*Set problem*:
Search the records for "this". Copy every line where it appears.

Records with drawing code:
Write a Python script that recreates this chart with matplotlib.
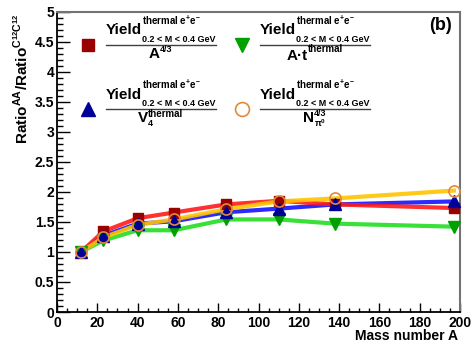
import matplotlib

matplotlib.use("Agg")
import matplotlib.pyplot as plt
from matplotlib.lines import Line2D
from matplotlib.ticker import FormatStrFormatter, MultipleLocator

# mass number of the colliding system
mass_a = [12, 23, 40, 58, 84, 110, 138, 197]

# yield ratio AA / C+C for the four normalisations
ratio_a43 = [1.00, 1.34, 1.56, 1.655, 1.79, 1.85, 1.79, 1.73]
ratio_at = [1.00, 1.19, 1.36, 1.36, 1.54, 1.54, 1.47, 1.42]
ratio_v4 = [1.00, 1.27, 1.47, 1.51, 1.66, 1.72, 1.79, 1.84]
ratio_npi = [1.00, 1.24, 1.45, 1.54, 1.71, 1.84, 1.89, 2.02]

x_ticks_step, y_ticks_step = 20, 0.5

W, H = 474, 344
plt.rcParams.update({
    "font.family": ["Liberation Sans", "DejaVu Sans"],
    "font.weight": "bold",
    "mathtext.fontset": "custom",
    "mathtext.rm": "Liberation Sans:bold",
    "mathtext.it": "Liberation Sans:bold",
    "mathtext.bf": "Liberation Sans:bold",
    "mathtext.default": "rm",
})

fig = plt.figure(figsize=(W / 100, H / 100), dpi=100)
ax = fig.add_axes([57 / W, 1 - 312 / H, 403 / W, 300.5 / H])

# lines first, markers on top
ax.plot(mass_a, ratio_at, color="#22dd22", lw=3, alpha=0.9, zorder=2)
ax.plot(mass_a, ratio_v4, color="#1414ff", lw=3, alpha=0.9, zorder=2)
ax.plot(mass_a, ratio_a43, color="#ff1a1a", lw=3, alpha=0.9, zorder=2)
ax.plot(mass_a, ratio_npi, color="#ffc400", lw=3, alpha=0.9, zorder=2)

ax.plot(mass_a, ratio_a43, ls="none", marker="s", ms=7, color="#990000", zorder=3)
ax.plot(mass_a, ratio_at, ls="none", marker="v", ms=8, color="#00a000", zorder=3)
ax.plot(mass_a, ratio_v4, ls="none", marker="^", ms=8, color="#000099", zorder=3)
ax.plot(mass_a, ratio_npi, ls="none", marker="o", ms=8, mfc="none",
        mec="#e08a3c", mew=1.2, zorder=4)

ax.set_xlim(0, 200)
ax.set_ylim(0, 5)
ax.xaxis.set_major_locator(MultipleLocator(x_ticks_step))
ax.xaxis.set_minor_locator(MultipleLocator(5))
ax.yaxis.set_major_locator(MultipleLocator(y_ticks_step))
ax.yaxis.set_minor_locator(MultipleLocator(0.1))
ax.yaxis.set_major_formatter(FormatStrFormatter("%g"))
ax.tick_params(which="both", direction="in", top=False, right=False,
               labelsize=10, width=1)
ax.tick_params(axis="y", which="major", length=9, pad=2)
ax.tick_params(axis="y", which="minor", length=4)
ax.tick_params(axis="x", which="major", length=6.5, pad=3)
ax.tick_params(axis="x", which="minor", length=3)
for side in ("left", "bottom"):
    ax.spines[side].set_linewidth(1.3)
for side in ("top", "right"):
    ax.spines[side].set_color("0.45")
    ax.spines[side].set_linewidth(1.5)

fig.text(458 / W, 1 - 343.5 / H, "Mass number A", ha="right", va="bottom",
         fontsize=10)
fig.text(22 / W, 1 - 13 / H, r"Ratio$^{AA}$/Ratio$^{C^{12}C^{12}}$",
         rotation=90, ha="center", va="top", fontsize=11)
fig.text(441 / W, 1 - 25 / H, "(b)", ha="center", va="center", fontsize=13)

# ROOT-like fraction legend, built from text pieces
renderer = fig.canvas.get_renderer()


def put(s, x, y, size):
    t = fig.text(x / W, 1 - y / H, s, fontsize=size, ha="left", va="baseline")
    return t, t.get_window_extent(renderer).width


def compose(parts, x, y):
    texts, cur = [], x
    for p in parts:
        group = p if isinstance(p, list) else [p]
        w_max = 0
        for s, size, rise in group:
            t, w = put(s, cur, y - rise, size)
            texts.append(t)
            w_max = max(w_max, w)
        cur += w_max
    return texts, cur - x


def fraction(den, x, ybar, den_drop):
    num = [("Yield", 11, 0),
           [("thermal e$^{+}$e$^{-}$", 7, 10), ("0.2 < M < 0.4 GeV", 6.5, -7.3)]]
    _, wn = compose(num, x, ybar - 10)
    fig.add_artist(Line2D([x / W, (x + wn) / W], [1 - ybar / H] * 2,
                          transform=fig.transFigure, color="0.25", lw=1.0))
    dtexts, wd = compose(den, 0, ybar + den_drop)
    shift = x + (wn - wd) / 2
    for t in dtexts:
        t.set_x(t.get_position()[0] + shift / W)


def marker(x, y, **kw):
    fig.add_artist(Line2D([x / W], [1 - y / H], transform=fig.transFigure,
                          ls="none", **kw))


col1, col2 = 106, 260
row1, row2 = 44.5, 109

marker(col1 - 18, row1, marker="s", ms=9, color="#990000")
fraction([("A", 11, 0), ("4/3", 6.5, 6.6)], col1, row1, 14)

marker(col2 - 18, row1, marker="v", ms=10, color="#00a000")
fraction([("A·t", 11, 0), ("thermal", 7, 7)], col2, row1, 15)

marker(col1 - 18, row2, marker="^", ms=10, color="#000099")
fraction([("V", 11, 0), [("thermal", 7, 5.5), ("4", 6.5, -4.5)]], col1, row2, 13)

marker(col2 - 18, row2, marker="o", ms=10, mfc="none", mec="#e08a3c", mew=1.2)
fraction([("N", 11, 0), [("4/3", 6.5, 6), (r"$\pi^{0}$", 6.5, -5)]], col2, row2, 13)

fig.savefig("out.png", dpi=100)
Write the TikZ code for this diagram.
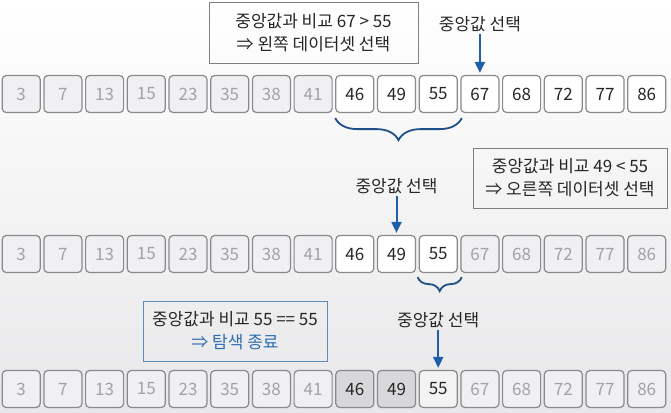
\documentclass[tikz,border=0pt]{standalone}
\usepackage{fontspec}
\setmainfont{Noto Sans CJK KR}
\usepackage{tikz}
\usetikzlibrary{arrows.meta,decorations.pathreplacing,calc}
\definecolor{cellline}{HTML}{8A8A8C}
\definecolor{idlefill}{HTML}{F0F0F2}
\definecolor{idletext}{HTML}{A2A2A4}
\definecolor{dimfill}{HTML}{D8D8DA}
\definecolor{hitfill}{HTML}{F3F3F4}
\definecolor{pickblue}{HTML}{1F5FAA}
\definecolor{bracenavy}{HTML}{1E4F88}
\definecolor{boxline}{HTML}{808080}
\definecolor{endline}{HTML}{5B8DB8}
\definecolor{endtext}{HTML}{2E6DB4}
\definecolor{bgbottom}{HTML}{E8E8EA}

\begin{document}
\begin{tikzpicture}[x=1pt,y=-1pt,
  cell/.style={draw=cellline,line width=1.2pt,rounded corners=4pt,minimum width=38pt,minimum height=37pt,inner sep=0pt,font=\fontsize{17}{20}\selectfont},
  idle/.style={fill=idlefill,text=idletext},
  live/.style={fill=white,text=black!85},
  dim/.style={fill=dimfill,text=black!85},
  hit/.style={fill=hitfill,text=black!85},
  note/.style={draw=boxline,line width=1pt,minimum height=60pt,align=center,font=\fontsize{17}{23}\selectfont,text=black!85},
  tag/.style={font=\fontsize{17}{20}\selectfont,text=black!85,inner sep=2pt},
  pick/.style={draw=pickblue,line width=2pt,-{Triangle[width=10pt,length=11pt]},shorten >=2pt},
  curly/.style={draw=bracenavy,line width=1.8pt,decorate,decoration={brace,mirror,amplitude=#1}}
]
\useasboundingbox (0,0) rectangle (671,412);
\shade[top color=white,bottom color=bgbottom] (0,0) rectangle (671,412);

\foreach \v [count=\i] in {3,7,13,15,23,35,38,41,46,49,55,67,68,72,77,86} {
  \ifnum\i<9 \def\st{idle}\else\def\st{live}\fi
  \node[cell,\st] (a\i) at ({21.2+41.7*(\i-1)},94) {\v};
  \ifnum\i<9 \def\st{idle}\else\ifnum\i>11 \def\st{idle}\else\def\st{live}\fi\fi
  \node[cell,\st] (b\i) at ({21.2+41.7*(\i-1)},254) {\v};
  \ifnum\i<9 \def\st{idle}\else\ifnum\i>11 \def\st{idle}\else\ifnum\i=11 \def\st{hit}\else\def\st{dim}\fi\fi\fi
  \node[cell,\st] (c\i) at ({21.2+41.7*(\i-1)},389) {\v};
}

\node[note,minimum width=209pt] (cmp1) at (313.5,33) {중앙값과 비교 67 > 55\\⇒ 왼쪽 데이터셋 선택};
\node[note,minimum width=194pt] (cmp2) at (570,178) {중앙값과 비교 49 < 55\\⇒ 오른쪽 데이터셋 선택};
\node[note,draw=endline,minimum width=184pt] (cmp3) at (235,331) {중앙값과 비교 55 == 55\\\textcolor{endtext}{⇒ 탐색 종료}};

\node[tag] (sel1) at (a12 |- 0,24) {중앙값 선택};
\node[tag] (sel2) at (b10 |- 0,186) {중앙값 선택};
\node[tag] (sel3) at (c11 |- 0,320) {중앙값 선택};
\draw[pick] (sel1) -- (a12);
\draw[pick] (sel2) -- (b10);
\draw[pick] (sel3) -- (c11);

\draw[curly=22pt] ($(a9.south west)+(0,5)$) -- ($(a11.south east)+(4,5)$);
\draw[curly=14pt] ($(b11.south west)+(-1,4)$) -- ($(b11.south east)+(4,4)$);
\end{tikzpicture}
\end{document}
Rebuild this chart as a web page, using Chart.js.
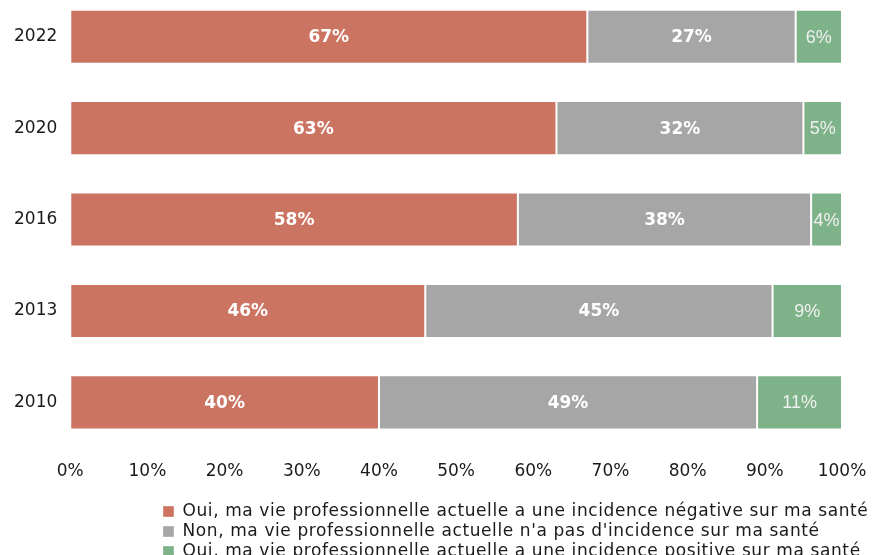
<!DOCTYPE html>
<html>
<head>
<meta charset="utf-8">
<script src="https://cdn.jsdelivr.net/npm/chart.js@4"></script>
<style>
  html, body { margin: 0; padding: 0; background: #fff; overflow: hidden; }
  #wrap { width: 880px; height: 555px; position: relative; overflow: hidden; }
  #inner { position: absolute; left: 0; top: -9px; width: 880px; height: 579px; }
</style>
</head>
<body>
<div id="wrap"><div id="inner"><canvas id="c"></canvas></div></div>
<script>
const categories = ['2022', '2020', '2016', '2013', '2010'];
const seriesNames = [
  "Oui, ma vie professionnelle actuelle a une incidence négative sur ma santé",
  "Non, ma vie professionnelle actuelle n'a pas d'incidence sur ma santé",
  "Oui, ma vie professionnelle actuelle a une incidence positive sur ma santé"
];
const negative = [67, 63, 58, 46, 40];
const neutral  = [27, 32, 38, 45, 49];
const positive = [6, 5, 4, 9, 11];
const xTicks = [0, 10, 20, 30, 40, 50, 60, 70, 80, 90, 100];

const colors = ['#CC7462', '#A6A6A6', '#7EB289'];

const labelPlugin = {
  id: 'barLabels',
  afterDatasetsDraw(chart) {
    const ctx = chart.ctx;
    ctx.save();
    ctx.textAlign = 'center';
    ctx.textBaseline = 'middle';
    chart.data.datasets.forEach((ds, i) => {
      const meta = chart.getDatasetMeta(i);
      meta.data.forEach((el, j) => {
        const v = ds.data[j];
        const x = (el.x + el.base) / 2;
        if (i === 2) {
          ctx.font = '18px "Liberation Sans"';
          ctx.fillStyle = '#F0F0F0';
        } else {
          ctx.font = 'bold 17px "DejaVu Sans"';
          ctx.fillStyle = '#FFFFFF';
        }
        ctx.fillText(v + '%', x, el.y + 1);
      });
    });
    ctx.restore();
  }
};

const legendTweak = {
  id: 'legendTweak',
  afterLayout(chart) {
    const lg = chart.legend;
    if (!lg) return;
    const dx = 159;
    lg.left += dx;
    lg.right += dx;
    if (!lg._spaced) {
      const orig = lg.draw.bind(lg);
      lg.draw = function () {
        const ctx = this.ctx;
        const prev = ctx.letterSpacing;
        ctx.letterSpacing = '0.6px';
        orig();
        ctx.letterSpacing = prev || '0px';
      };
      lg._spaced = true;
    }
  }
};

new Chart(document.getElementById('c'), {
  type: 'bar',
  data: {
    labels: categories,
    datasets: [
      { label: seriesNames[0], data: negative, backgroundColor: colors[0] },
      { label: seriesNames[1], data: neutral, backgroundColor: colors[1] },
      { label: seriesNames[2], data: positive, backgroundColor: colors[2] }
    ]
  },
  options: {
    indexAxis: 'y',
    responsive: true,
    maintainAspectRatio: false,
    animation: false,
    layout: { padding: { top: 0, right: 38, left: 1, bottom: 0 } },
    datasets: {
      bar: {
        categoryPercentage: 0.592,
        barPercentage: 1.0,
        borderWidth: 1,
        borderColor: 'rgba(255,255,255,0.35)',
        borderSkipped: false
      }
    },
    scales: {
      x: {
        stacked: true,
        min: 0,
        max: 100,
        afterBuildTicks(axis) { axis.ticks = xTicks.map(v => ({ value: v })); },
        afterFit(scale) { scale.height += 4.5; },
        grid: { display: false, drawTicks: false },
        border: { display: false },
        ticks: {
          padding: 13.5,
          color: '#1a1a1a',
          font: { family: '"DejaVu Sans"', size: 17 },
          callback: v => v + '%',
          maxRotation: 0,
          autoSkip: false
        }
      },
      y: {
        stacked: true,
        afterFit(scale) { scale.paddingTop = 0; scale.paddingBottom = 0; },
        grid: { display: false, drawTicks: false },
        border: { display: false },
        ticks: {
          padding: 13,
          color: '#1a1a1a',
          font: { family: '"DejaVu Sans"', size: 17 }
        }
      }
    },
    plugins: {
      legend: {
        position: 'bottom',
        align: 'start',
        labels: {
          boxWidth: 11,
          boxHeight: 11,
          padding: 3,
          color: '#1a1a1a',
          font: { family: '"DejaVu Sans"', size: 17 }
        }
      },
      tooltip: { enabled: false }
    }
  },
  plugins: [labelPlugin, legendTweak]
});
</script>
</body>
</html>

*Exercise answer*:
Write a Python script that recreates this chart with matplotlib.
Write the TikZ code for this diagram.
Rebuild this chart as a web page, using Chart.js.
        const ctx = this.ctx;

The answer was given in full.